----- RECORDED DATA -----

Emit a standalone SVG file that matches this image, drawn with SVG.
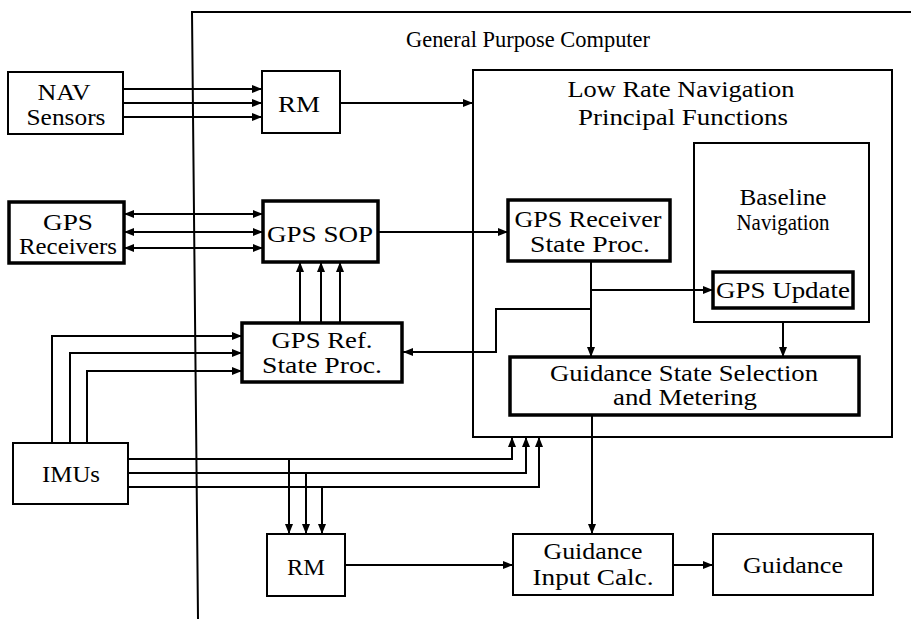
<svg xmlns="http://www.w3.org/2000/svg" width="911" height="619" viewBox="0 0 911 619" font-family="Liberation Serif, Times New Roman, DejaVu Serif, serif">
<style>
text{font-family:Liberation Serif,Times New Roman,DejaVu Serif,serif;font-size:23px;fill:#000;text-anchor:middle}
.b{fill:#fff;stroke:#000;stroke-width:2}
.t{fill:#fff;stroke:#000;stroke-width:3.5}
.c{fill:none;stroke:#000;stroke-width:2}
</style>
<defs>
<marker id="ah" viewBox="0 0 10 8" refX="10" refY="4" markerWidth="10" markerHeight="8" markerUnits="userSpaceOnUse" orient="auto-start-reverse"><path d="M0,0L10,4L0,8z" fill="#000"/></marker>
</defs>
<g id="gpc">
<path class="c" d="M911,12H192L198,619"/>
<text x="528" y="47" textLength="244" lengthAdjust="spacingAndGlyphs">General Purpose Computer</text>
</g>
<g id="lowrate">
<rect class="b" x="473" y="70" width="419" height="367"/>
<text x="681" y="97" textLength="227" lengthAdjust="spacingAndGlyphs">Low Rate Navigation</text>
<text x="683" y="125" textLength="210" lengthAdjust="spacingAndGlyphs">Principal Functions</text>
</g>
<g id="baseline">
<rect class="b" x="694" y="143" width="175" height="179"/>
<text x="783" y="205" textLength="87" lengthAdjust="spacingAndGlyphs">Baseline</text>
<text x="783" y="230" textLength="93" lengthAdjust="spacingAndGlyphs">Navigation</text>
</g>
<g id="connectors">
<path class="c" d="M123,89H262" marker-end="url(#ah)"/>
<path class="c" d="M123,103H262" marker-end="url(#ah)"/>
<path class="c" d="M123,117H262" marker-end="url(#ah)"/>
<path class="c" d="M340,103H473" marker-end="url(#ah)"/>
<path class="c" d="M124,214H263" marker-start="url(#ah)" marker-end="url(#ah)"/>
<path class="c" d="M124,232H263" marker-start="url(#ah)" marker-end="url(#ah)"/>
<path class="c" d="M124,248H263" marker-start="url(#ah)" marker-end="url(#ah)"/>
<path class="c" d="M378,232H508" marker-end="url(#ah)"/>
<path class="c" d="M300,323V262" marker-end="url(#ah)"/>
<path class="c" d="M321,323V262" marker-end="url(#ah)"/>
<path class="c" d="M340,323V262" marker-end="url(#ah)"/>
<path class="c" d="M52,443V336H242" marker-end="url(#ah)"/>
<path class="c" d="M70,443V353H242" marker-end="url(#ah)"/>
<path class="c" d="M87,443V371H242" marker-end="url(#ah)"/>
<path class="c" d="M591,262V357" marker-end="url(#ah)"/>
<path class="c" d="M591,290H713" marker-end="url(#ah)"/>
<path class="c" d="M591,309H496V352H403" marker-end="url(#ah)"/>
<path class="c" d="M783,322V357" marker-end="url(#ah)"/>
<path class="c" d="M592,415V534" marker-end="url(#ah)"/>
<path class="c" d="M128,459H512V437" marker-end="url(#ah)"/>
<path class="c" d="M128,473H526V437" marker-end="url(#ah)"/>
<path class="c" d="M128,487H539V437" marker-end="url(#ah)"/>
<path class="c" d="M289,459V534" marker-end="url(#ah)"/>
<path class="c" d="M306,473V534" marker-end="url(#ah)"/>
<path class="c" d="M322,487V534" marker-end="url(#ah)"/>
<path class="c" d="M345,565H513" marker-end="url(#ah)"/>
<path class="c" d="M673,565H713" marker-end="url(#ah)"/>
</g>
<g id="nav">
<rect class="b" x="8" y="72" width="115" height="62"/>
<text x="64" y="100" textLength="53" lengthAdjust="spacingAndGlyphs">NAV</text>
<text x="66" y="125" textLength="79" lengthAdjust="spacingAndGlyphs">Sensors</text>
</g>
<g id="rm1">
<rect class="b" x="262" y="71" width="78" height="62"/>
<text x="299" y="112" textLength="42" lengthAdjust="spacingAndGlyphs">RM</text>
</g>
<g id="gpsrx">
<rect class="t" x="9" y="202" width="115" height="61"/>
<text x="68" y="230" textLength="50" lengthAdjust="spacingAndGlyphs">GPS</text>
<text x="68" y="254" textLength="98" lengthAdjust="spacingAndGlyphs">Receivers</text>
</g>
<g id="gpssop">
<rect class="t" x="263" y="201" width="115" height="61"/>
<text x="320" y="242" textLength="106" lengthAdjust="spacingAndGlyphs">GPS SOP</text>
</g>
<g id="gpsref">
<rect class="t" x="242" y="323" width="160" height="59"/>
<text x="322" y="348" textLength="101" lengthAdjust="spacingAndGlyphs">GPS Ref.</text>
<text x="322" y="373" textLength="120" lengthAdjust="spacingAndGlyphs">State Proc.</text>
</g>
<g id="gpsrsp">
<rect class="t" x="508" y="200" width="162" height="61"/>
<text x="588" y="227" textLength="147" lengthAdjust="spacingAndGlyphs">GPS Receiver</text>
<text x="590" y="252" textLength="120" lengthAdjust="spacingAndGlyphs">State Proc.</text>
</g>
<g id="gpsupd">
<rect class="t" x="713" y="272" width="140" height="36"/>
<text x="783" y="298" textLength="134" lengthAdjust="spacingAndGlyphs">GPS Update</text>
</g>
<g id="gss">
<rect class="t" x="510" y="357" width="349" height="58"/>
<text x="684" y="381" textLength="268" lengthAdjust="spacingAndGlyphs">Guidance State Selection</text>
<text x="685" y="405" textLength="144" lengthAdjust="spacingAndGlyphs">and Metering</text>
</g>
<g id="imus">
<rect class="b" x="13" y="443" width="115" height="61"/>
<text x="71" y="482" textLength="58" lengthAdjust="spacingAndGlyphs">IMUs</text>
</g>
<g id="rm2">
<rect class="b" x="267" y="534" width="78" height="62"/>
<text x="306" y="575" textLength="38" lengthAdjust="spacingAndGlyphs">RM</text>
</g>
<g id="gic">
<rect class="b" x="513" y="534" width="160" height="61"/>
<text x="593" y="559" textLength="99" lengthAdjust="spacingAndGlyphs">Guidance</text>
<text x="593" y="585" textLength="121" lengthAdjust="spacingAndGlyphs">Input Calc.</text>
</g>
<g id="guidance">
<rect class="b" x="713" y="534" width="160" height="61"/>
<text x="793" y="573" textLength="100" lengthAdjust="spacingAndGlyphs">Guidance</text>
</g>
</svg>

-----

- **SHORT PROBLEM**
Omit the pictures, then output the rest of the listing exactly.

- **EXERCISE RESPONSE**
Emit a standalone SVG file that matches this image, drawn with SVG.
<svg xmlns="http://www.w3.org/2000/svg" width="911" height="619" viewBox="0 0 911 619" font-family="Liberation Serif, Times New Roman, DejaVu Serif, serif">
<style>
text{font-family:Liberation Serif,Times New Roman,DejaVu Serif,serif;font-size:23px;fill:#000;text-anchor:middle}
.b{fill:#fff;stroke:#000;stroke-width:2}
.t{fill:#fff;stroke:#000;stroke-width:3.5}
.c{fill:none;stroke:#000;stroke-width:2}
</style>
<defs>
<marker id="ah" viewBox="0 0 10 8" refX="10" refY="4" markerWidth="10" markerHeight="8" markerUnits="userSpaceOnUse" orient="auto-start-reverse"><path d="M0,0L10,4L0,8z" fill="#000"/></marker>
</defs>
<g id="gpc">
<path class="c" d="M911,12H192L198,619"/>
<text x="528" y="47" textLength="244" lengthAdjust="spacingAndGlyphs">General Purpose Computer</text>
</g>
<g id="lowrate">
<rect class="b" x="473" y="70" width="419" height="367"/>
<text x="681" y="97" textLength="227" lengthAdjust="spacingAndGlyphs">Low Rate Navigation</text>
<text x="683" y="125" textLength="210" lengthAdjust="spacingAndGlyphs">Principal Functions</text>
</g>
<g id="baseline">
<rect class="b" x="694" y="143" width="175" height="179"/>
<text x="783" y="205" textLength="87" lengthAdjust="spacingAndGlyphs">Baseline</text>
<text x="783" y="230" textLength="93" lengthAdjust="spacingAndGlyphs">Navigation</text>
</g>
<g id="connectors">
<path class="c" d="M123,89H262" marker-end="url(#ah)"/>
<path class="c" d="M123,103H262" marker-end="url(#ah)"/>
<path class="c" d="M123,117H262" marker-end="url(#ah)"/>
<path class="c" d="M340,103H473" marker-end="url(#ah)"/>
<path class="c" d="M124,214H263" marker-start="url(#ah)" marker-end="url(#ah)"/>
<path class="c" d="M124,232H263" marker-start="url(#ah)" marker-end="url(#ah)"/>
<path class="c" d="M124,248H263" marker-start="url(#ah)" marker-end="url(#ah)"/>
<path class="c" d="M378,232H508" marker-end="url(#ah)"/>
<path class="c" d="M300,323V262" marker-end="url(#ah)"/>
<path class="c" d="M321,323V262" marker-end="url(#ah)"/>
<path class="c" d="M340,323V262" marker-end="url(#ah)"/>
<path class="c" d="M52,443V336H242" marker-end="url(#ah)"/>
<path class="c" d="M70,443V353H242" marker-end="url(#ah)"/>
<path class="c" d="M87,443V371H242" marker-end="url(#ah)"/>
<path class="c" d="M591,262V357" marker-end="url(#ah)"/>
<path class="c" d="M591,290H713" marker-end="url(#ah)"/>
<path class="c" d="M591,309H496V352H403" marker-end="url(#ah)"/>
<path class="c" d="M783,322V357" marker-end="url(#ah)"/>
<path class="c" d="M592,415V534" marker-end="url(#ah)"/>
<path class="c" d="M128,459H512V437" marker-end="url(#ah)"/>
<path class="c" d="M128,473H526V437" marker-end="url(#ah)"/>
<path class="c" d="M128,487H539V437" marker-end="url(#ah)"/>
<path class="c" d="M289,459V534" marker-end="url(#ah)"/>
<path class="c" d="M306,473V534" marker-end="url(#ah)"/>
<path class="c" d="M322,487V534" marker-end="url(#ah)"/>
<path class="c" d="M345,565H513" marker-end="url(#ah)"/>
<path class="c" d="M673,565H713" marker-end="url(#ah)"/>
</g>
<g id="nav">
<rect class="b" x="8" y="72" width="115" height="62"/>
<text x="64" y="100" textLength="53" lengthAdjust="spacingAndGlyphs">NAV</text>
<text x="66" y="125" textLength="79" lengthAdjust="spacingAndGlyphs">Sensors</text>
</g>
<g id="rm1">
<rect class="b" x="262" y="71" width="78" height="62"/>
<text x="299" y="112" textLength="42" lengthAdjust="spacingAndGlyphs">RM</text>
</g>
<g id="gpsrx">
<rect class="t" x="9" y="202" width="115" height="61"/>
<text x="68" y="230" textLength="50" lengthAdjust="spacingAndGlyphs">GPS</text>
<text x="68" y="254" textLength="98" lengthAdjust="spacingAndGlyphs">Receivers</text>
</g>
<g id="gpssop">
<rect class="t" x="263" y="201" width="115" height="61"/>
<text x="320" y="242" textLength="106" lengthAdjust="spacingAndGlyphs">GPS SOP</text>
</g>
<g id="gpsref">
<rect class="t" x="242" y="323" width="160" height="59"/>
<text x="322" y="348" textLength="101" lengthAdjust="spacingAndGlyphs">GPS Ref.</text>
<text x="322" y="373" textLength="120" lengthAdjust="spacingAndGlyphs">State Proc.</text>
</g>
<g id="gpsrsp">
<rect class="t" x="508" y="200" width="162" height="61"/>
<text x="588" y="227" textLength="147" lengthAdjust="spacingAndGlyphs">GPS Receiver</text>
<text x="590" y="252" textLength="120" lengthAdjust="spacingAndGlyphs">State Proc.</text>
</g>
<g id="gpsupd">
<rect class="t" x="713" y="272" width="140" height="36"/>
<text x="783" y="298" textLength="134" lengthAdjust="spacingAndGlyphs">GPS Update</text>
</g>
<g id="gss">
<rect class="t" x="510" y="357" width="349" height="58"/>
<text x="684" y="381" textLength="268" lengthAdjust="spacingAndGlyphs">Guidance State Selection</text>
<text x="685" y="405" textLength="144" lengthAdjust="spacingAndGlyphs">and Metering</text>
</g>
<g id="imus">
<rect class="b" x="13" y="443" width="115" height="61"/>
<text x="71" y="482" textLength="58" lengthAdjust="spacingAndGlyphs">IMUs</text>
</g>
<g id="rm2">
<rect class="b" x="267" y="534" width="78" height="62"/>
<text x="306" y="575" textLength="38" lengthAdjust="spacingAndGlyphs">RM</text>
</g>
<g id="gic">
<rect class="b" x="513" y="534" width="160" height="61"/>
<text x="593" y="559" textLength="99" lengthAdjust="spacingAndGlyphs">Guidance</text>
<text x="593" y="585" textLength="121" lengthAdjust="spacingAndGlyphs">Input Calc.</text>
</g>
<g id="guidance">
<rect class="b" x="713" y="534" width="160" height="61"/>
<text x="793" y="573" textLength="100" lengthAdjust="spacingAndGlyphs">Guidance</text>
</g>
</svg>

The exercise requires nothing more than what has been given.